ODF vs OOX : Asking the wrong questions

Recent posts from Brian Jones (Microsoft) and Robert Weir (IBM) highlight the strange times we live in. A squadron of flying pigs are out doing loops. On one hand you have MS documenting their file format, and providing positive press for competitors. On the other you’ve got IBM paying full time staff to critique development versions of Gnumeric. I’d like to thank both authors for their publicity, and triaging, but I also want to point out that IMO their examples are looking at things the wrong way.

Brian’s example of Numbers reading an OOX file written by Gnumeric could just as easily been an XLS file. Indeed that would likely have had better support on both ends.   The binary format was poorly documented and a miserable pain to read, but it’s been around a long time as is the dominant interchange format. All spreadsheets needed to support it.

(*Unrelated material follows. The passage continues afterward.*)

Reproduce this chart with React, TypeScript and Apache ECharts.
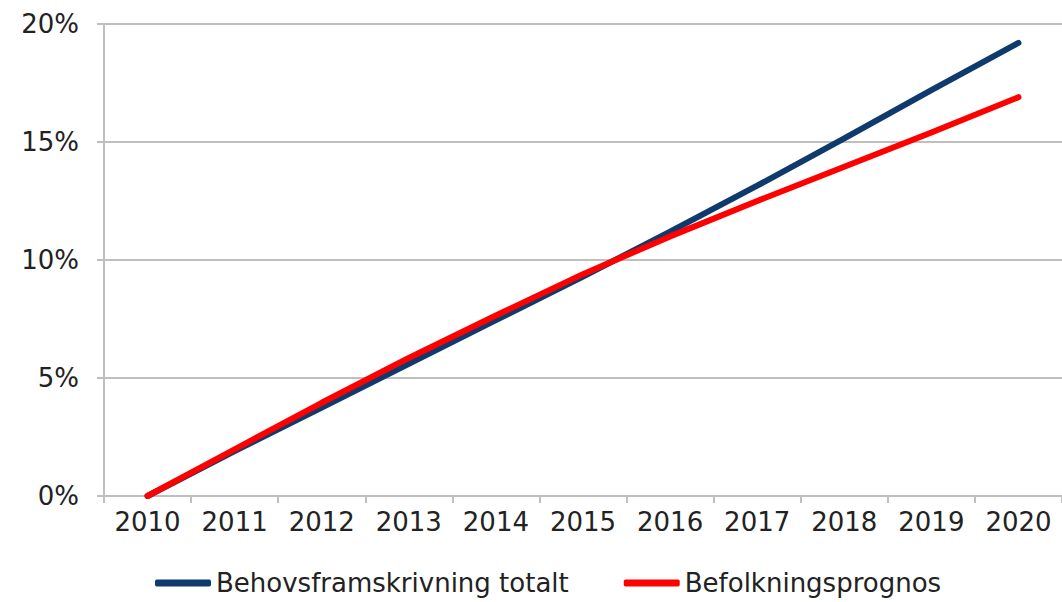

Rob heads off in another direction with his examination of Gnumeric’s limited support for xlsx, on both import and export. What he neglects to consider is the amount of effort required. The initial importer was written on the flight to London for the ECMA meeting, and export was added on the flight back. Toss in a few hours of debugging and the sample file produced by Brian’s example was under a week of effort to read and write. After reading his post I added basic chart import and export the following day.Basic XLSX chart import

This was several orders of magnitude simpler than writing the binary filters which required parsers for OLE2, BIFF, and binary expressions just to get far enough to start reading the format details. However, even that is not the most salient question to ask. The core of this argument is the OOX vs ODF showdown. Instead what implementers really want to know is :

How hard was it to implement ODF support compared to OOX ?

it was significantly more difficult. To be clear, ODF support was nowhere near as much work as the old binary filters, we are talking about XML here. However, while Import filters start with parsing the structure, in the end, extracting the basic state is no more than the ante for the real work. You need to handle the impedance mismatches between the concepts in the file format, and your implementation. ODF’s model of ‘chartness’ didn’t fit well with Gnumeric. In contrast XLSX may be ugly, but it”s concepts were very familiar from XLS. We already had much of the code required to handle it.

I suspect most spreadsheet implementers are in the same position.